I remember the time a local grocery store put in a gas station. People who bought groceries there received bar-coded tickets entitling them to gasoline discounts. Getting the newly installed ticket-reading machines to work, however, was another matter, so whenever I came for gas, I got an attendant to help me.
One day when it was crowded, I couldn’t find any help. I had to fend for myself, like it or not. For several minutes I attempted to get that darn gas pump to read my grocery discount ticket. Finally, I exclaimed, “Aw, d—- ! The h—- with this!” I crumpled the ticket up in my fist and put my fist on my chest near my left shoulder.
Suddenly the pump started making a bunch of space alien noises and several narrow ribbons of red light shot out of it. These ribbons of light stayed still a while, then started moving slowly to my right and stopped again. Then they started moving slowly the other way until they reached me. They continued moving, higher and higher, until they shone on my fist with the crumpled-up ticket in it on my chest. Then the machine went “Ding!” A “card read” sign lit up and all the red lines abruptly disappeared.
Throughout the whole experience, I hadn’t moved a muscle. I didn’t feel any fear at all—I felt absolutely nothing. I was just completely absorbed in watching all the movements of the strange red lights (and listening to all the spaceship sounds). At no time did they hurt me or ever make me feel any different. I experienced no harm physically, mentally, spiritually, financially, or any other way from the incident. It really did happen, but for a long time I was afraid to tell anyone because they would think I was crazy.
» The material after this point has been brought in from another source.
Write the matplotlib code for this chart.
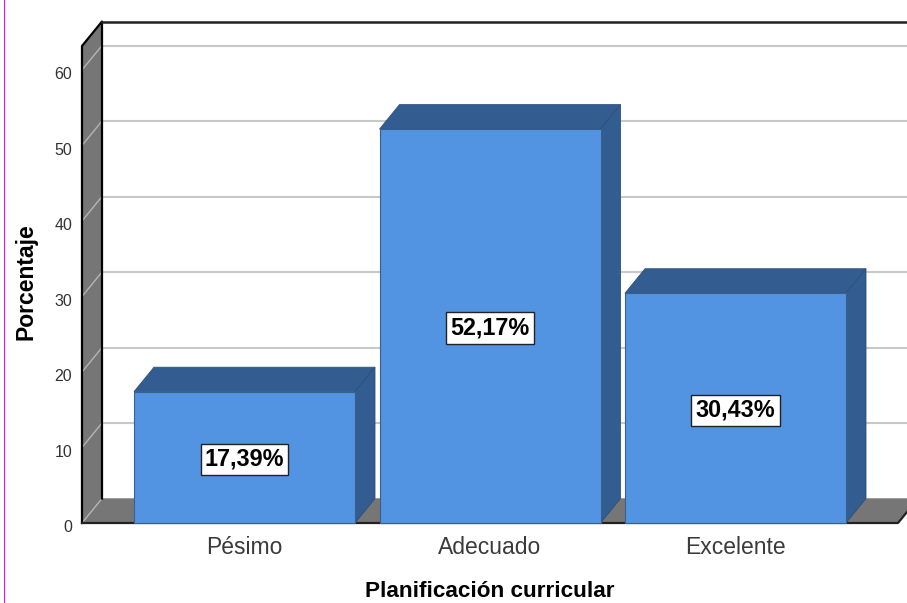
import matplotlib
matplotlib.use('Agg')
import matplotlib.pyplot as plt
from matplotlib.patches import Rectangle
from matplotlib.transforms import ScaledTranslation

plt.rcParams['font.family'] = ['Liberation Sans', 'DejaVu Sans']

categorias = ['Pésimo', 'Adecuado', 'Excelente']
porcentajes = [17.39, 52.17, 30.43]
etiquetas = ['17,39%', '52,17%', '30,43%']
yticks = [0, 10, 20, 30, 40, 50, 60]

W, H = 907, 603
# plano frontal del grafico en pixeles
x0_px, x1_px, y0_px, y1_px = 82, 898, 523, 46
paso_px = 245.5
centro_px = 244.5
px_y = 7.55

xmin = (x0_px - centro_px) / paso_px
xmax = (x1_px - centro_px) / paso_px
ymax = (y0_px - y1_px) / px_y
dx = 20 / paso_px
dy = 24.5 / px_y
ancho = 221 / paso_px

fig = plt.figure(figsize=(W / 100, H / 100), dpi=100)
ax = fig.add_axes([x0_px / W, 1 - y0_px / H, (x1_px - x0_px) / W, (y0_px - y1_px) / H])
ax.set_xlim(xmin, xmax)
ax.set_ylim(0, ymax)
for s in ax.spines.values():
    s.set_visible(False)

# pared del fondo: lineas de rejilla
for t in yticks:
    ax.plot([xmin + dx, xmax + dx], [t + dy, t + dy], color='#c8c8c8', lw=1.5, zorder=1, clip_on=False)

# piso y pared izquierda
ax.fill([xmin, xmax, xmax + dx, xmin + dx], [0, 0, dy, dy], color='#767676', lw=0, zorder=2, clip_on=False)
ax.fill([xmin, xmin + dx, xmin + dx, xmin], [0, dy, ymax + dy, ymax], color='#767676', lw=0, zorder=2, clip_on=False)
for t in yticks:
    ax.plot([xmin, xmin + dx], [t, t + dy], color='#b5b5b5', lw=1, zorder=3, clip_on=False)

# contornos
ax.plot([xmin, xmin, xmin + dx, xmin + dx], [0, ymax, ymax + dy, dy], color='black', lw=1.6, zorder=4, clip_on=False)
ax.plot([xmin + dx, xmax + dx], [ymax + dy, ymax + dy], color='#222222', lw=1.8, zorder=4, clip_on=False)
ax.plot([xmin, xmax, xmax + dx], [0, 0, dy], color='#222222', lw=1.6, zorder=4, clip_on=False)

# barras
pos = list(range(len(categorias)))
ax.bar(pos, porcentajes, width=ancho, color='#5294e2', edgecolor='#3b5f8c', lw=0.8, zorder=6, clip_on=False)
for p, v, e in zip(pos, porcentajes, etiquetas):
    izq, der = p - ancho / 2, p + ancho / 2
    ax.fill([izq, izq + dx, der + dx, der], [v, v + dy, v + dy, v], color='#335c90', ec='#2d5079', lw=0.6, zorder=5, clip_on=False)
    ax.fill([der, der + dx, der + dx, der], [0, dy, v + dy, v], color='#335c90', ec='#2d5079', lw=0.6, zorder=5, clip_on=False)
    ax.annotate(e, (p, v / 2), xytext=(0, -1.5), textcoords='offset points', ha='center', va='center',
                fontsize=16.8, fontweight='bold', color='black', zorder=8,
                bbox=dict(boxstyle='square,pad=0.18', fc='white', ec='#222222', lw=1))

ax.set_yticks(yticks)
ax.set_xticks(pos)
ax.set_xticklabels(categorias)
ax.tick_params(axis='y', length=0, pad=7, labelsize=11.5, labelcolor='#333333')
ax.tick_params(axis='x', length=0, pad=9, labelsize=16.5, labelcolor='#3a3a3a')
# las etiquetas del eje y van un poco mas abajo que su marca
bajar = ScaledTranslation(0, -2.5 / 72, fig.dpi_scale_trans)
for lab in ax.get_yticklabels():
    lab.set_transform(lab.get_transform() + bajar)
ax.set_xlabel('Planificación curricular', fontsize=16.2, fontweight='bold', labelpad=16, x=(490 - x0_px) / (x1_px - x0_px))
ax.set_ylabel('Porcentaje', fontsize=16.5, fontweight='bold', labelpad=12, y=0.505)

# linea magenta del borde izquierdo
fig.add_artist(Rectangle((4 / W, 0), 1 / W, 1, transform=fig.transFigure, fc='#ff00ff', lw=0, antialiased=False))

fig.savefig('out.png', dpi=100)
After it happened I had no more problems scanning bar codes. Once a woman came in that station with a ticket when I was there, and she was looking around for an attendant to help her get it scanned. “Here, gimme,” I said. Standing maybe a couple meters from her pump, I held her ticket behind my back and watched her pump light up! But that was the last incident I had that involved scanning oversensitivity.